Does possibly mitigated subjective culpability ever elevate conscience as the determinant of what is moral good or evil, or eliminate objective morality? Pope Benedict wrote directly and unambiguously to this point, and to the widespread deadening of conscience in the West:
“I have been absolutely certain that there is something wrong with the theory of the justifying force of the subjective conscience . . . Hitler may have had none (guilt feelings); nor may Himmler or Stalin. Mafia bosses may have none, but it is more likely that they have merely suppressed their awareness of the skeletons in their closets. And the aborted guilt feelings . . . Everyone needs guilt feelings. The loss of the ability to see one’s guilt, the falling silent of conscience in so many areas, is a more dangerous illness of the soul than guilt that is recognized as guilt (see Psalm 19:12). [‘But who can discern their own errors? Forgive my hidden faults.’]

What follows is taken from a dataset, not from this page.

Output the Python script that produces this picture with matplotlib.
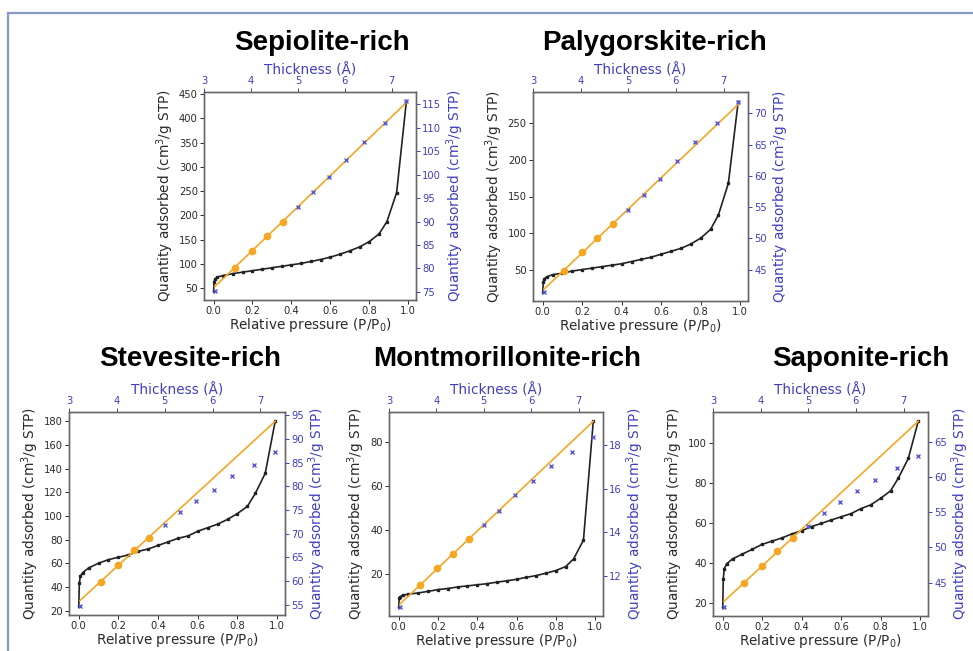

“To identify conscience with a superficial state of conviction is to equate it with a certainty that merely seems rational, a certainty woven from self-righteousness, conformism, and intellectual laziness. Conscience is degraded to a mechanism that produces excuses for one’s conduct, although in reality conscience is meant to make the subject transparent to the divine, thereby revealing man’s authentic dignity and greatness” (Values in a Time of Upheaval, 2006).